### WHAT THE TASK ASKS
Transcribe each line of the material as it is, and drop any picture.

+===+

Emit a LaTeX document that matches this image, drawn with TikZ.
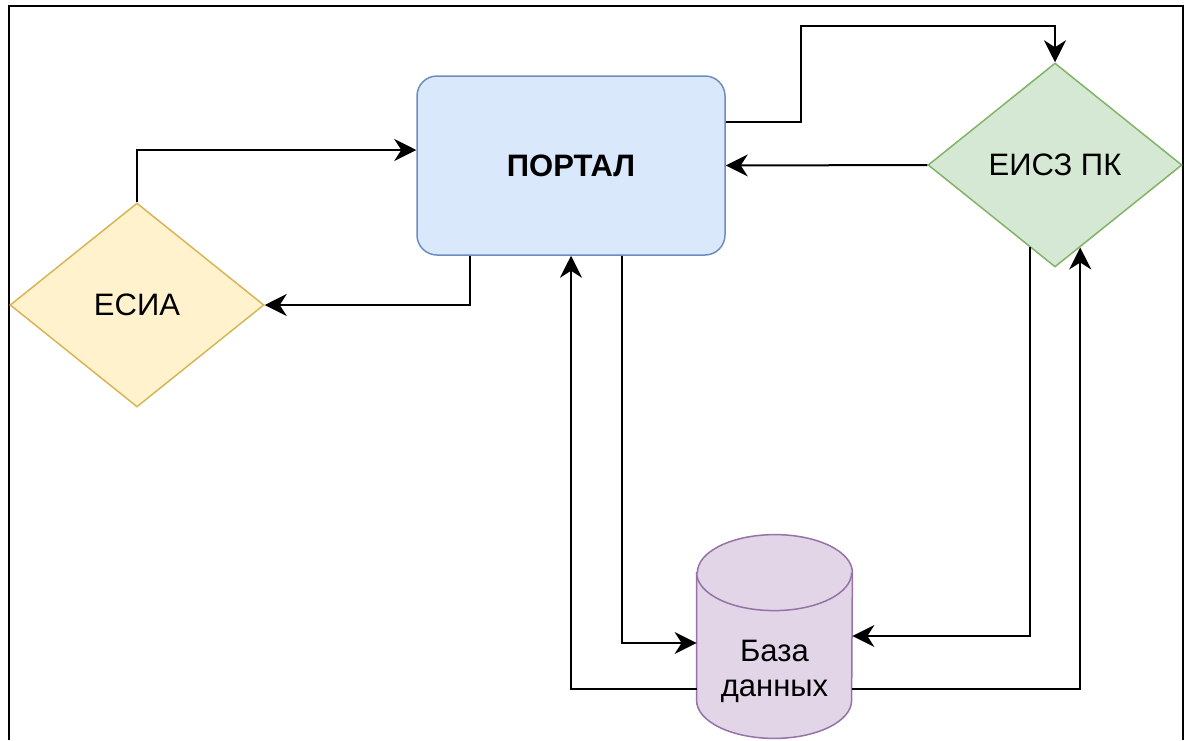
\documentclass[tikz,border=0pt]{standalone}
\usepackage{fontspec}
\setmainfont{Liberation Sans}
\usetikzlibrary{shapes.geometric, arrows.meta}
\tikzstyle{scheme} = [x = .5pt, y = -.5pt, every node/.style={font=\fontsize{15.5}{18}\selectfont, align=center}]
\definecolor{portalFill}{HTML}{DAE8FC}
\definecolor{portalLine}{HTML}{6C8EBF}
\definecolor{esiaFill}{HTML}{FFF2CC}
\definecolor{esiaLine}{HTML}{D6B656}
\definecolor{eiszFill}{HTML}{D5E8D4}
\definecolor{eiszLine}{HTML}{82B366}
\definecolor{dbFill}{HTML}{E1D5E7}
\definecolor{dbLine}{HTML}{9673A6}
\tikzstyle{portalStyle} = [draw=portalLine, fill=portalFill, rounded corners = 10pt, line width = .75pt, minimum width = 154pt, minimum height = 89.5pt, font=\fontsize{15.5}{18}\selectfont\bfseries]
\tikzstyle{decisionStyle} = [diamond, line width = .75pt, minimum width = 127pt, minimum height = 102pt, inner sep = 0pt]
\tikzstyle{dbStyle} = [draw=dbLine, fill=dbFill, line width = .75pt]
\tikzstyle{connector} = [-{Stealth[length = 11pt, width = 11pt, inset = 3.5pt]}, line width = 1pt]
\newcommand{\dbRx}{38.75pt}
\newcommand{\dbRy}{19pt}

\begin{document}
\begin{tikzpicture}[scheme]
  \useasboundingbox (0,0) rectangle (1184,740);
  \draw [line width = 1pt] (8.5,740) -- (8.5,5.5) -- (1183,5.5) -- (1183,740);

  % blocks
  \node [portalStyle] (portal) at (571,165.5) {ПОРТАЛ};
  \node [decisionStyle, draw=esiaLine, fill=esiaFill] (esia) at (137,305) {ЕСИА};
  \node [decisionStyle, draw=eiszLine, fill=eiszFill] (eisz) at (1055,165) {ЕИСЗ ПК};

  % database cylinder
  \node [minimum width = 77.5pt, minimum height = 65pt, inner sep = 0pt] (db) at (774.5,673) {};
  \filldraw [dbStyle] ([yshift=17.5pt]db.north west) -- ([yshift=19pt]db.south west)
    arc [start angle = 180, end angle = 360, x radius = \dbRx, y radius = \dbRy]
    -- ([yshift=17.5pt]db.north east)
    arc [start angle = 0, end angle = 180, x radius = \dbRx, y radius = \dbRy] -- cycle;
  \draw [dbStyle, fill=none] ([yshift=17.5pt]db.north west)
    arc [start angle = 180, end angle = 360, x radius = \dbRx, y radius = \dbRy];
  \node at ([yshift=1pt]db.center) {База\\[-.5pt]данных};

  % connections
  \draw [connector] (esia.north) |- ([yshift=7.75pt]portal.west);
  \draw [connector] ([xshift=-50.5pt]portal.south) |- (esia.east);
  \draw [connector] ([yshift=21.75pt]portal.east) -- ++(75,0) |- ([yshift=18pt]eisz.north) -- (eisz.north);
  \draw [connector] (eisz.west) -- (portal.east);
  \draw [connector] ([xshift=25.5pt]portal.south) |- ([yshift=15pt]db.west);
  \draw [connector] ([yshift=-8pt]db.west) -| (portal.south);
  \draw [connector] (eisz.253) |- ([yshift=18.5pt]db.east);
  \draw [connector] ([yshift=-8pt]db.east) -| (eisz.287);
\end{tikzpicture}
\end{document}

+===+

### THE OUTPUT
Emit a LaTeX document that matches this image, drawn with TikZ.
\documentclass[tikz,border=0pt]{standalone}
\usepackage{fontspec}
\setmainfont{Liberation Sans}
\usetikzlibrary{shapes.geometric, arrows.meta}
\tikzstyle{scheme} = [x = .5pt, y = -.5pt, every node/.style={font=\fontsize{15.5}{18}\selectfont, align=center}]
\definecolor{portalFill}{HTML}{DAE8FC}
\definecolor{portalLine}{HTML}{6C8EBF}
\definecolor{esiaFill}{HTML}{FFF2CC}
\definecolor{esiaLine}{HTML}{D6B656}
\definecolor{eiszFill}{HTML}{D5E8D4}
\definecolor{eiszLine}{HTML}{82B366}
\definecolor{dbFill}{HTML}{E1D5E7}
\definecolor{dbLine}{HTML}{9673A6}
\tikzstyle{portalStyle} = [draw=portalLine, fill=portalFill, rounded corners = 10pt, line width = .75pt, minimum width = 154pt, minimum height = 89.5pt, font=\fontsize{15.5}{18}\selectfont\bfseries]
\tikzstyle{decisionStyle} = [diamond, line width = .75pt, minimum width = 127pt, minimum height = 102pt, inner sep = 0pt]
\tikzstyle{dbStyle} = [draw=dbLine, fill=dbFill, line width = .75pt]
\tikzstyle{connector} = [-{Stealth[length = 11pt, width = 11pt, inset = 3.5pt]}, line width = 1pt]
\newcommand{\dbRx}{38.75pt}
\newcommand{\dbRy}{19pt}

\begin{document}
\begin{tikzpicture}[scheme]
  \useasboundingbox (0,0) rectangle (1184,740);
  \draw [line width = 1pt] (8.5,740) -- (8.5,5.5) -- (1183,5.5) -- (1183,740);

  % blocks
  \node [portalStyle] (portal) at (571,165.5) {ПОРТАЛ};
  \node [decisionStyle, draw=esiaLine, fill=esiaFill] (esia) at (137,305) {ЕСИА};
  \node [decisionStyle, draw=eiszLine, fill=eiszFill] (eisz) at (1055,165) {ЕИСЗ ПК};

  % database cylinder
  \node [minimum width = 77.5pt, minimum height = 65pt, inner sep = 0pt] (db) at (774.5,673) {};
  \filldraw [dbStyle] ([yshift=17.5pt]db.north west) -- ([yshift=19pt]db.south west)
    arc [start angle = 180, end angle = 360, x radius = \dbRx, y radius = \dbRy]
    -- ([yshift=17.5pt]db.north east)
    arc [start angle = 0, end angle = 180, x radius = \dbRx, y radius = \dbRy] -- cycle;
  \draw [dbStyle, fill=none] ([yshift=17.5pt]db.north west)
    arc [start angle = 180, end angle = 360, x radius = \dbRx, y radius = \dbRy];
  \node at ([yshift=1pt]db.center) {База\\[-.5pt]данных};

  % connections
  \draw [connector] (esia.north) |- ([yshift=7.75pt]portal.west);
  \draw [connector] ([xshift=-50.5pt]portal.south) |- (esia.east);
  \draw [connector] ([yshift=21.75pt]portal.east) -- ++(75,0) |- ([yshift=18pt]eisz.north) -- (eisz.north);
  \draw [connector] (eisz.west) -- (portal.east);
  \draw [connector] ([xshift=25.5pt]portal.south) |- ([yshift=15pt]db.west);
  \draw [connector] ([yshift=-8pt]db.west) -| (portal.south);
  \draw [connector] (eisz.253) |- ([yshift=18.5pt]db.east);
  \draw [connector] ([yshift=-8pt]db.east) -| (eisz.287);
\end{tikzpicture}
\end{document}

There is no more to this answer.